On September 14, 1893 20-year old Freida Kleinsteuber arrive in Hoboken on the Dania.  She had five heavy pieces of baggage which, peculiarly, were sent to different express companies in different areas of the city.  One trunk was consigned to Vogt’s operation on West 17th Street.

The girl was on her way to visit Mrs. Mary Ernst in Chicago.  But she never arrived there.  When the girl’s brother wrote Mrs. Ernst in December to inquire why his sister had not yet written, the woman panicked.  She cabled back explaining that she was unaware that Freida had arrived in the country.
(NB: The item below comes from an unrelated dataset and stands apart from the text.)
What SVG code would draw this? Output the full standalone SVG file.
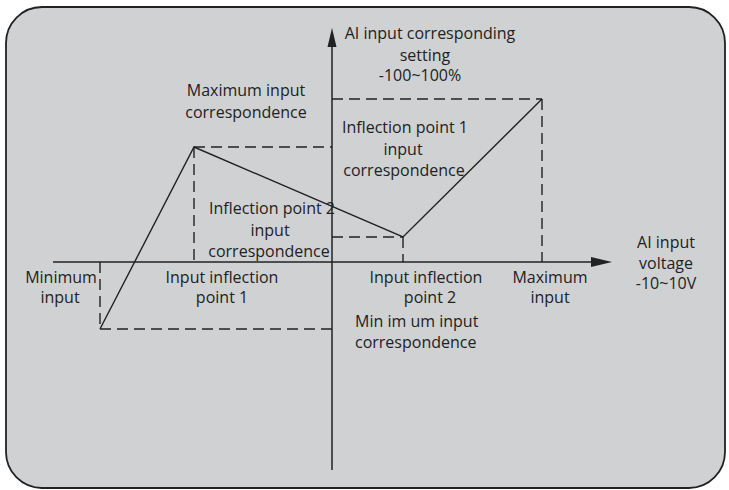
<svg xmlns="http://www.w3.org/2000/svg" width="729" height="490" viewBox="0 0 729 490">
<style>
.t{font-family:"Open Sans","Noto Sans","Liberation Sans",sans-serif;font-size:16px;fill:#222;text-anchor:middle}
.l{text-anchor:start}
.ax{stroke:#222;stroke-width:1.5;fill:none}
.d{stroke:#222;stroke-width:1.4;fill:none;stroke-dasharray:11 6}
.c{stroke:#222;stroke-width:1.4;fill:none}
</style>
<rect x="6" y="7" width="719" height="481" rx="36" ry="36" fill="#d0d1d3" stroke="#222" stroke-width="1.8"/>
<g id="connectors">
<line class="ax" x1="332" y1="470" x2="332" y2="44"/>
<polygon points="332,28 327.5,47 336.5,47" fill="#222"/>
<line class="ax" x1="53" y1="262" x2="594" y2="262"/>
<polygon points="612,262 591,257 591,267" fill="#222"/>
<line class="d" x1="332" y1="99" x2="542" y2="99"/>
<line class="d" x1="542" y1="99" x2="542" y2="262"/>
<line class="d" x1="194" y1="147" x2="332" y2="147"/>
<line class="d" x1="194" y1="147" x2="194" y2="262"/>
<line class="d" x1="332" y1="237" x2="403" y2="237"/>
<line class="d" x1="403" y1="237" x2="403" y2="262"/>
<line class="d" x1="100" y1="329" x2="332" y2="329"/>
<line class="d" x1="100" y1="262" x2="100" y2="329"/>
<polyline class="c" points="100,329 194,147 403,237 542,99"/>
</g>
<g id="y-axis-label">
<text class="t" x="430" y="39">AI input corresponding</text>
<text class="t" x="425" y="61">setting</text>
<text class="t" x="420" y="81">-100~100%</text>
</g>
<g id="max-input-corr">
<text class="t" x="246" y="96">Maximum input</text>
<text class="t" x="246" y="118">correspondence</text>
</g>
<g id="infl1-corr">
<text class="t" x="405" y="133">Inflection point 1</text>
<text class="t" x="403" y="155">input</text>
<text class="t" x="404" y="176">correspondence</text>
</g>
<g id="infl2-corr">
<text class="t" x="272" y="214">Inflection point 2</text>
<text class="t" x="270" y="236">input</text>
<text class="t" x="269" y="257">correspondence</text>
</g>
<g id="min-input">
<text class="t" x="61" y="283">Minimum</text>
<text class="t" x="60" y="303">input</text>
</g>
<g id="input-infl1">
<text class="t" x="222" y="283">Input inflection</text>
<text class="t" x="222" y="303">point 1</text>
</g>
<g id="input-infl2">
<text class="t" x="426" y="283">Input inflection</text>
<text class="t" x="430" y="303">point 2</text>
</g>
<g id="max-input">
<text class="t" x="550" y="283">Maximum</text>
<text class="t" x="550" y="303">input</text>
</g>
<g id="x-axis-label">
<text class="t" x="666" y="248">AI input</text>
<text class="t" x="666" y="269">voltage</text>
<text class="t" x="666" y="289">-10~10V</text>
</g>
<g id="min-input-corr">
<text class="t l" x="355" y="327">Min im um input</text>
<text class="t l" x="355" y="348">correspondence</text>
</g>
</svg>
By March 1894 there was still no word of Freida’s whereabouts.  A friend told The Evening World “we are afraid that she has met with foul play or that she may have been made the victim of some evil woman.  She can speak English and French, and willingly, we are sure, she would not adopt a wicked life.”
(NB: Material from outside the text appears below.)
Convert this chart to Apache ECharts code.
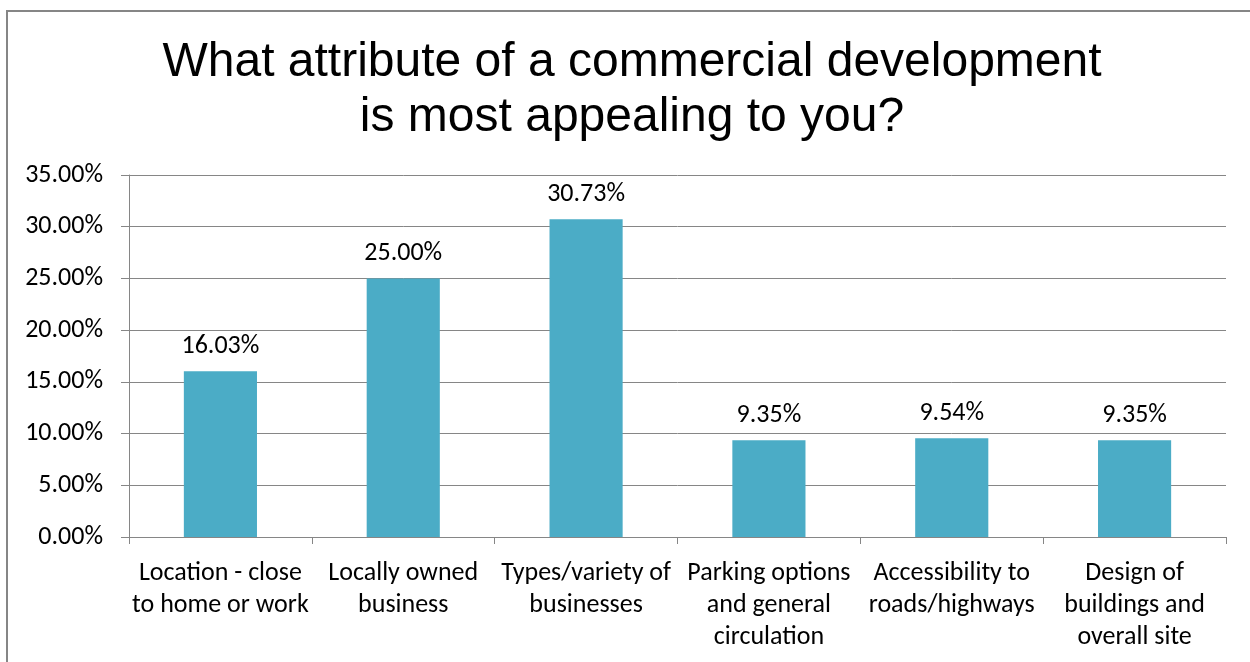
<!DOCTYPE html>
<html>
<head>
<meta charset="utf-8">
<script src="https://cdn.jsdelivr.net/npm/echarts@6/dist/echarts.min.js"></script>
<style>
  html, body { margin: 0; padding: 0; background: #fff; }
  #chart { width: 1250px; height: 662px; }
</style>
</head>
<body>
<div id="chart"></div>
<script>
// Survey answers: share of respondents per attribute
const titleLines = ['What attribute of a commercial development', 'is most appealing to you?'];
const categories = [
  'Location - close\nto home or work',
  'Locally owned\nbusiness',
  'Types/variety of\nbusinesses',
  'Parking options\nand general\ncirculation',
  'Accessibility to\nroads/highways',
  'Design of\nbuildings and\noverall site'
];
const shares = [16.03, 25.00, 30.73, 9.35, 9.54, 9.35];
const yTicks = { min: 0, max: 35, interval: 5 };

const axisFont = 'Carlito, Calibri, Lato, sans-serif';
const gray = '#868686';
const pct = v => v.toFixed(2) + '%';

const chart = echarts.init(document.getElementById('chart'));
chart.setOption({
  animation: false,
  backgroundColor: '#fff',
  title: {
    text: titleLines.join('\n'),
    left: 632,
    textAlign: 'center',
    top: 35,
    padding: 0,
    textStyle: {
      fontFamily: '"Liberation Sans", Arial, sans-serif',
      fontSize: 48,
      fontWeight: 'normal',
      color: '#000',
      lineHeight: 55
    }
  },
  graphic: [{
    type: 'rect',
    shape: { x: 7, y: 11, width: 1300, height: 700 },
    style: { fill: 'none', stroke: gray, lineWidth: 2 },
    silent: true
  }],
  grid: { left: 129, right: 24, top: 175, bottom: 125 },
  xAxis: {
    type: 'category',
    data: categories,
    axisLine: { lineStyle: { color: gray, width: 1 } },
    axisTick: { show: true, length: 7, lineStyle: { color: gray } },
    axisLabel: {
      interval: 0,
      margin: 20,
      color: '#000',
      fontFamily: axisFont,
      fontSize: 26,
      lineHeight: 32
    }
  },
  yAxis: {
    type: 'value',
    min: yTicks.min,
    max: yTicks.max,
    interval: yTicks.interval,
    axisLine: { show: true, lineStyle: { color: gray, width: 1 } },
    axisTick: { show: true, length: 8, lineStyle: { color: gray } },
    splitLine: { lineStyle: { color: gray, width: 1 } },
    axisLabel: {
      margin: 26,
      color: '#000',
      fontFamily: axisFont,
      fontSize: 26,
      formatter: pct
    }
  },
  series: [{
    type: 'bar',
    data: shares,
    barWidth: '40%',
    itemStyle: { color: '#4BACC6' },
    label: {
      show: true,
      position: 'top',
      distance: 12,
      color: '#000',
      fontFamily: axisFont,
      fontSize: 26,
      formatter: p => pct(p.value)
    }
  }]
});
</script>
</body>
</html>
William Vogt told investigators that the one trunk “remained here for a month until one day a pretty blonde little woman called for it, and, showing the proper checks, asked that it be sent to some house uptown.” 

Vogt no doubt frustrated detectives when he was pressed to show the date or delivery address.  He “found he found he had omitted to make an entry of the date of the transaction or the house to which the baggage had been sent,” reported The Evening World.

Stables, with their ample quantity of hay and other flammable articles, were often the scenes of fire and Vogt’s was no exception.  On February 6, 1885 three horses were burned to death in a fire in the rear of the building.

As the era of the horse and carriage passed, the many stables in New York were used as garages for motorcars, altered for business purposes, or simply razed.  In January 1941 Benjamin Schachter, a furniture manufacturer, leased the building from the Gazba Realty Corporation for its operation.

The grand emporiums of the Ladies’ Mile, in the 1960s, were dusty, vacant fossils and the glory days of Sixth Avenue were a faded memory.   The old stable building on West 17th Street was home to Norman Lerner’s photographic studio.   He gave classes here in “photographic esthetics.”

During the 1970s the Asian decorative arts store, Miya Shoji, took the first floor.  Exotic screens and decorative household goods were sold in the space once occupied by coupes and horses.

Then, as the 21st century neared, the Ladies’ Mile experienced a renaissance.  The expansive department stores were rehabilitated into new uses as residences and retail outlets.  No. 107 West 17th experienced its own renovation that included a harsh façade cleaning that wiped away the century-old advertisements.

In the 1990s the Tuscan restaurant Ristorante da Umberto was here; an upscale eatery that catered to the trendy new crowd that roamed the reborn Chelsea neighborhood.

Then, with the new century, a remarkable thing happened at the second floor of William Vogt’s stables.  The stubborn painted Victorian signs leached out of the brick façade.  Considered lost, they once again announce to the passerby that victorias, coupes and horses are available inside.

Once erased by a well-intentioned cleaning, the Victorian painted signs have re-emerged.